Exercise
The lines from the top of the material below through the line containing "Serif', Tinos, 'Times" are to be printed exactly, with pictures omitted.

Input
• • • • •

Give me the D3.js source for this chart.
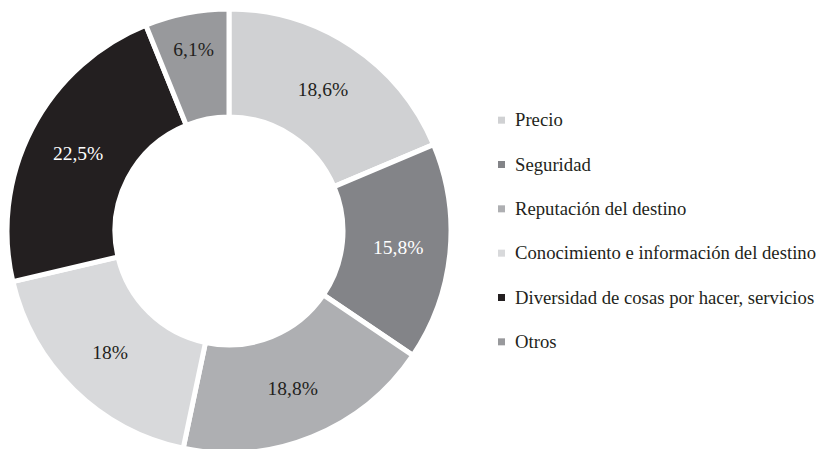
<!DOCTYPE html>
<html lang="es">
<head>
  <meta charset="UTF-8">
  <title>Donut</title>
  <script src="https://d3js.org/d3.v7.min.js"></script>
  <style>
    body { margin: 0; background: #fff; }
  </style>
</head>
<body>
  <svg width="820" height="449"></svg>
<script>
  // datos
  const categories = ['Precio', 'Seguridad', 'Reputación del destino',
    'Conocimiento e información del destino', 'Diversidad de cosas por hacer, servicios', 'Otros'];
  const values = [18.6, 15.8, 18.8, 18, 22.5, 6.1];
  const labels = ['18,6%', '15,8%', '18,8%', '18%', '22,5%', '6,1%'];
  const colors = ['#d0d1d3', '#838488', '#aeafb2', '#d8d9db', '#231f20', '#98999c'];

  const font = "'Liberation Serif', Tinos, 'Times New Roman', Times, serif";

  const svg = d3.select('svg');
  const cx = 229, cy = 231;
  const outerR = 222, innerR = 114;

  const data = categories.map((c, i) => ({ name: c, value: values[i], label: labels[i], color: colors[i] }));

  const pie = d3.pie().value(d => d.value).sort(null);
  const arc = d3.arc().innerRadius(innerR).outerRadius(outerR);
  const labelArc = d3.arc().innerRadius(170).outerRadius(170);

  const g = svg.append('g').attr('transform', 'translate(' + cx + ',' + cy + ')');

  const slices = g.selectAll('g.slice')
    .data(pie(data))
    .enter()
    .append('g')
    .attr('class', 'slice');

  slices.append('path')
    .attr('d', arc)
    .attr('fill', d => d.data.color)
    .attr('stroke', '#fff')
    .attr('stroke-width', 5);

  slices.append('text')
    .attr('transform', d => {
      let [x, y] = labelArc.centroid(d);
      // las porciones pequeñas llevan la etiqueta más afuera
      if (d.endAngle - d.startAngle < 0.5) { x *= 1.09; y *= 1.09; }
      return 'translate(' + x + ',' + y + ')';
    })
    .attr('text-anchor', 'middle')
    .attr('dy', '0.35em')
    .attr('font-family', font)
    .attr('font-size', '19.5px')
    .attr('fill', d => d.data.color === '#231f20' || d.data.color === '#838488' ? '#fff' : '#231f20')
    .text(d => d.data.label);

  // leyenda
  const legendY = d3.scaleBand()
    .domain(categories)
    .range([98, 364]);

  const legend = svg.append('g')
    .selectAll('g')
    .data(data)
    .enter()
    .append('g')
    .attr('transform', d => 'translate(498,' + (legendY(d.name) + legendY.bandwidth() / 2) + ')');

  legend.append('rect')
    .attr('x', 0)
    .attr('y', -3.5)
    .attr('width', 7)
    .attr('height', 7)
    .attr('fill', d => d.color);

  legend.append('text')
    .attr('x', 17)
    .attr('dy', '0.33em')
    .attr('font-family', font)
    .attr('font-size', '18.7px')
    .attr('fill', '#231f20')
    .text(d => d.name);
</script>
</body>
</html>
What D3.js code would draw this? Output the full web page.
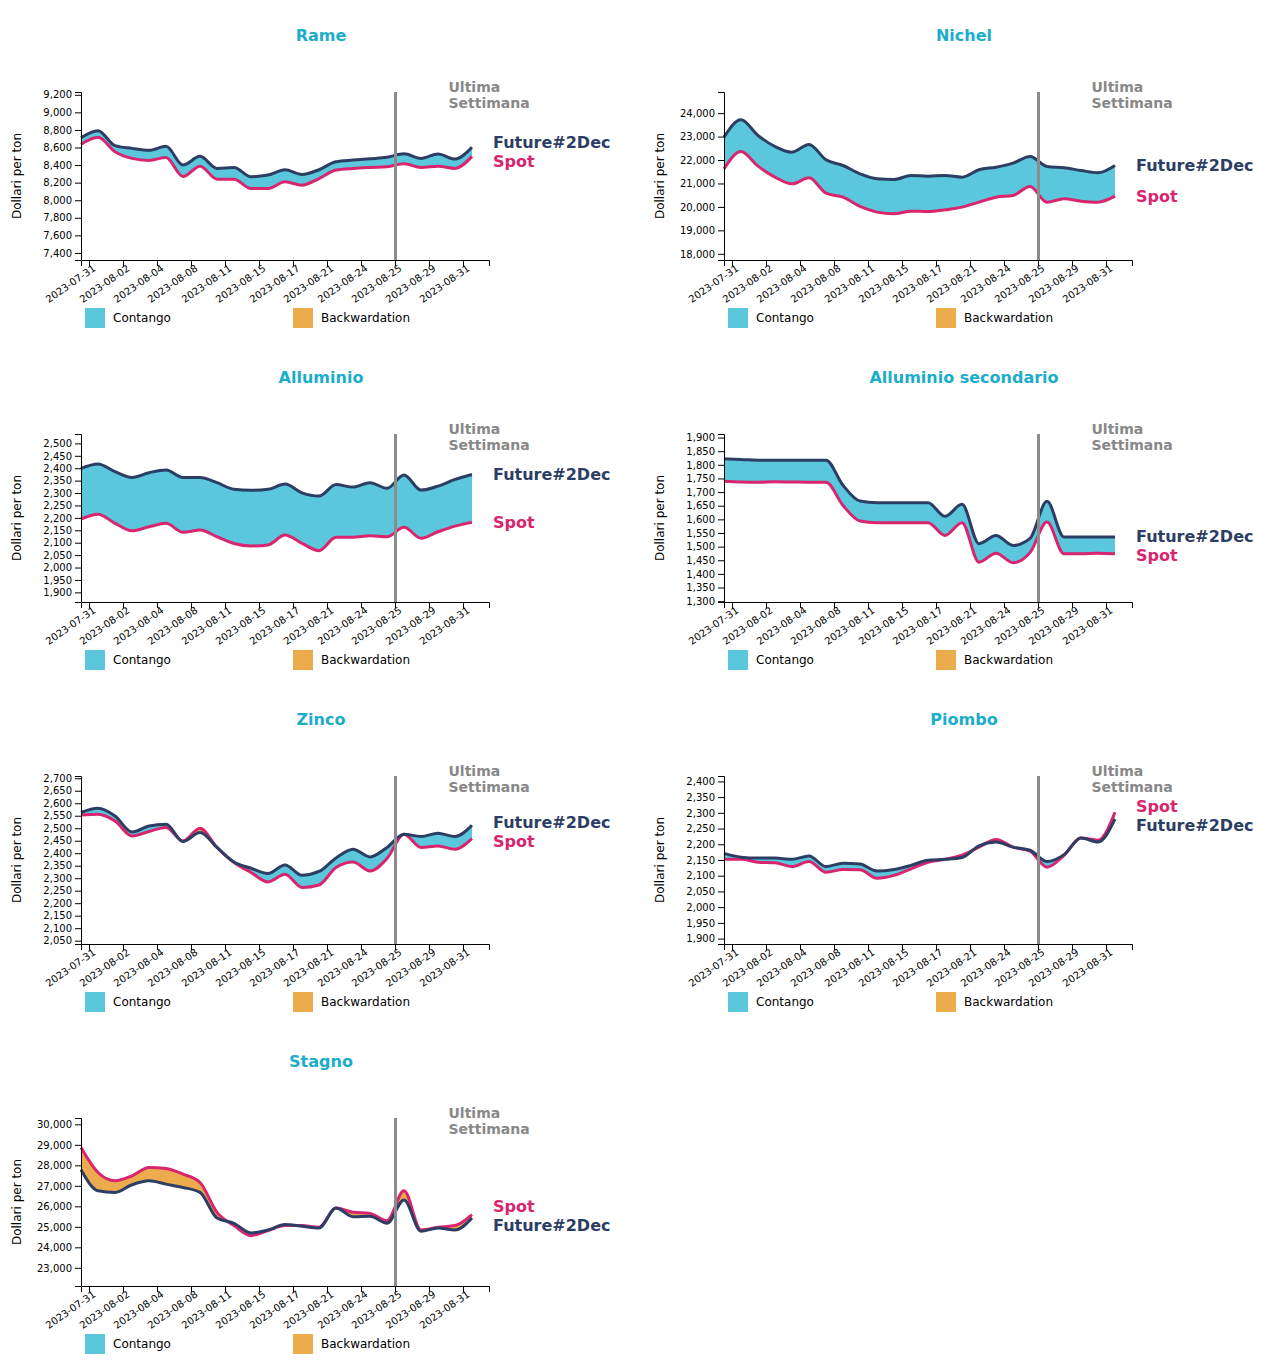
<!DOCTYPE html>
<html>
<head>
<meta charset="utf-8">
<script src="https://cdn.jsdelivr.net/npm/d3@7"></script>
<style>
  body { margin: 0; background: #fff; font-family: "DejaVu Sans", sans-serif; }
  svg text { font-family: "DejaVu Sans", sans-serif; }
</style>
</head>
<body>
<svg id="chart" width="1283" height="1360"></svg>
<script>
// ---------------- DATA ----------------
const xTickLabels = ["2023-07-31","2023-08-02","2023-08-04","2023-08-08","2023-08-11","2023-08-15",
                     "2023-08-17","2023-08-21","2023-08-24","2023-08-25","2023-08-29","2023-08-31"];
const pointCount = 24;            // trading-day points per series
const lastWeekLabel = "2023-08-25";
const titles = ["Rame","Nichel","Alluminio","Alluminio secondario","Zinco","Piombo","Stagno"];
const seriesNames = ["Future#2Dec","Spot"];
const legendNames = ["Contango","Backwardation"];
const yAxisLabel = "Dollari per ton";
const lastWeekText = ["Ultima","Settimana"];

const rameFuture = [8712,8792,8621,8590,8568,8613,8400,8499,8362,8373,8267,8286,8347,8293,8347,8438,8457,8472,8488,8529,8476,8526,8468,8602];
const rameSpot   = [8636,8716,8552,8476,8453,8487,8270,8388,8240,8240,8133,8133,8209,8171,8247,8343,8362,8373,8381,8415,8373,8388,8362,8499];

const nichelFuture = [22976,23716,23047,22578,22336,22663,22009,21767,21412,21199,21170,21341,21312,21341,21270,21583,21696,21867,22151,21725,21668,21554,21455,21767];
const nichelSpot   = [21625,22365,21739,21270,20985,21241,20587,20416,20018,19777,19706,19820,19805,19876,19990,20203,20416,20488,20872,20203,20345,20246,20203,20459];

const allFuture = [2399,2417,2386,2363,2382,2393,2363,2363,2342,2315,2311,2315,2336,2301,2288,2334,2324,2342,2319,2373,2312,2328,2355,2375];
const allSpot   = [2195,2215,2178,2148,2164,2178,2142,2151,2124,2097,2087,2091,2131,2097,2068,2122,2122,2128,2124,2162,2118,2144,2167,2182];

const allSecFuture = [1822,1820,1817,1817,1817,1817,1817,1725,1667,1661,1661,1661,1661,1611,1655,1511,1541,1504,1530,1666,1535,1535,1535,1535];
const allSecSpot   = [1740,1737,1736,1738,1737,1736,1736,1651,1594,1588,1588,1588,1588,1541,1588,1443,1476,1441,1478,1590,1474,1474,1476,1474];

const zincoFuture = [2563,2580,2549,2485,2509,2516,2447,2483,2423,2365,2340,2319,2353,2312,2327,2381,2416,2385,2423,2476,2467,2480,2467,2512];
const zincoSpot   = [2553,2556,2529,2469,2487,2503,2449,2500,2423,2363,2323,2285,2316,2263,2273,2343,2365,2329,2379,2476,2423,2429,2416,2459];

const piomboFuture = [2171,2159,2156,2156,2152,2163,2129,2140,2137,2115,2120,2133,2149,2152,2158,2195,2207,2191,2181,2145,2167,2220,2207,2280];
const piomboSpot   = [2152,2152,2143,2141,2129,2145,2111,2120,2119,2092,2101,2122,2143,2152,2165,2191,2215,2191,2178,2127,2165,2220,2213,2302];

const stagnoFuture = [27781,26760,26679,27051,27246,27084,26922,26679,25432,25173,24703,24848,25108,25027,24946,25917,25496,25513,25173,26307,24784,24946,24848,25432];
const stagnoSpot   = [28866,27650,27246,27490,27895,27845,27570,27165,25707,25060,24570,24816,25060,25060,24980,25917,25707,25656,25300,26760,24848,24980,25060,25594];

const futures = [rameFuture, nichelFuture, allFuture, allSecFuture, zincoFuture, piomboFuture, stagnoFuture];
const spots   = [rameSpot, nichelSpot, allSpot, allSecSpot, zincoSpot, piomboSpot, stagnoSpot];

// ---------------- STYLE / LAYOUT ----------------
const colors = {
  title: "#1badca", future: "#2d3e64", spot: "#d9256e",
  contango: "#5ac7dc", backwardation: "#ecac4e", marker: "#8c8c8c", markerText: "#888888"
};
const panelW = 643, panelH = 342;
const m = { left: 81, top: 92, width: 408, height: 168 };

const svg = d3.select("#chart");

titles.forEach((title, k) => {
  const col = k % 2, row = Math.floor(k / 2);
  const g = svg.append("g").attr("transform", `translate(${col * panelW},${row * panelH})`);
  const fut = futures[k], spot = spots[k];
  const data = d3.range(pointCount).map(i => ({ i, f: fut[i], s: spot[i] }));

  const x = d3.scaleBand().domain(d3.range(pointCount)).range([m.left, m.left + m.width]);
  const lo = d3.min(data, d => Math.min(d.f, d.s)), hi = d3.max(data, d => Math.max(d.f, d.s));
  const y = d3.scaleLinear().domain([lo * 0.9, hi * 1.05]).range([m.top + m.height, m.top]);
  const top = m.top, bottom = m.top + m.height;

  // title
  g.append("text").attr("x", 321).attr("y", 40.5).attr("text-anchor", "middle")
    .attr("font-size", 16).attr("font-weight", "bold").attr("fill", colors.title).text(title);

  // clip paths
  const curve = d3.curveMonotoneX;
  const px = d => x(d.i);
  g.append("clipPath").attr("id", `above${k}`).append("path")
    .attr("d", d3.area().curve(curve).x(px).y0(top - 5).y1(d => y(d.s))(data));
  g.append("clipPath").attr("id", `below${k}`).append("path")
    .attr("d", d3.area().curve(curve).x(px).y0(bottom + 5).y1(d => y(d.s))(data));

  const between = d3.area().curve(curve).x(px).y0(d => y(d.s)).y1(d => y(d.f));
  g.append("path").attr("d", between(data)).attr("fill", colors.contango).attr("clip-path", `url(#above${k})`);
  g.append("path").attr("d", between(data)).attr("fill", colors.backwardation).attr("clip-path", `url(#below${k})`);

  // lines
  g.append("path").attr("d", d3.line().curve(curve).x(px).y(d => y(d.s))(data))
    .attr("fill", "none").attr("stroke", colors.spot).attr("stroke-width", 3);
  g.append("path").attr("d", d3.line().curve(curve).x(px).y(d => y(d.f))(data))
    .attr("fill", "none").attr("stroke", colors.future).attr("stroke-width", 3);

  // axes
  const tickIdx = d3.range(0, pointCount, 2);
  const xAxis = g.append("g").attr("transform", `translate(0,${bottom})`)
    .call(d3.axisBottom(x).tickValues(tickIdx).tickFormat(i => xTickLabels[i / 2]));
  xAxis.selectAll("text").attr("text-anchor", "end").attr("dx", "0em").attr("dy", "0.3em")
    .attr("transform", "rotate(-35)");
  g.append("g").attr("transform", `translate(${m.left},0)`).call(d3.axisLeft(y));

  // y label
  g.append("text").attr("transform", `translate(17,${(top + bottom) / 2}) rotate(-90)`)
    .attr("text-anchor", "middle").attr("dy", "0.35em").attr("font-size", 12).attr("fill", "#000")
    .text(yAxisLabel);

  // last-week marker
  const mi = tickIdx[xTickLabels.indexOf(lastWeekLabel)];
  const mx = x(mi) + x.bandwidth() / 2;
  g.append("line").attr("x1", mx).attr("x2", mx).attr("y1", top).attr("y2", bottom)
    .attr("stroke", colors.marker).attr("stroke-width", 3);
  const mt = g.append("text").attr("x", mx + 53).attr("y", 92).attr("font-size", 14)
    .attr("font-weight", "bold").attr("fill", colors.markerText);
  lastWeekText.forEach((t, j) => mt.append("tspan").attr("x", mx + 53).attr("y", 92 + j * 16).text(t));

  // end labels
  const last = data[pointCount - 1];
  let yf = y(last.f), ys = y(last.s);
  const minGap = 19;
  if (Math.abs(yf - ys) < minGap) {
    const c = (yf + ys) / 2, sgn = yf <= ys ? -1 : 1;
    yf = c + sgn * minGap / 2; ys = c - sgn * minGap / 2;
  }
  [[seriesNames[0], yf, colors.future], [seriesNames[1], ys, colors.spot]].forEach(([t, yy, c]) => {
    g.append("text").attr("x", m.left + m.width + 4).attr("y", yy).attr("dy", "0.35em")
      .attr("font-size", 16).attr("font-weight", "bold").attr("fill", c).text(t);
  });

  // legend
  const ly = bottom + 48;
  [[legendNames[0], colors.contango, 85], [legendNames[1], colors.backwardation, 293]].forEach(([t, c, lx]) => {
    g.append("rect").attr("x", lx).attr("y", ly).attr("width", 20).attr("height", 20).attr("fill", c);
    g.append("text").attr("x", lx + 28).attr("y", ly + 10).attr("dy", "0.35em")
      .attr("font-size", 12).attr("fill", "#000").text(t);
  });
});
</script>
</body>
</html>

• • • • •

Worked answer
Give me the D3.js source for this chart.
<!DOCTYPE html>
<html lang="es">
<head>
  <meta charset="UTF-8">
  <title>Donut</title>
  <script src="https://d3js.org/d3.v7.min.js"></script>
  <style>
    body { margin: 0; background: #fff; }
  </style>
</head>
<body>
  <svg width="820" height="449"></svg>
<script>
  // datos
  const categories = ['Precio', 'Seguridad', 'Reputación del destino',
    'Conocimiento e información del destino', 'Diversidad de cosas por hacer, servicios', 'Otros'];
  const values = [18.6, 15.8, 18.8, 18, 22.5, 6.1];
  const labels = ['18,6%', '15,8%', '18,8%', '18%', '22,5%', '6,1%'];
  const colors = ['#d0d1d3', '#838488', '#aeafb2', '#d8d9db', '#231f20', '#98999c'];

  const font = "'Liberation Serif', Tinos, 'Times New Roman', Times, serif";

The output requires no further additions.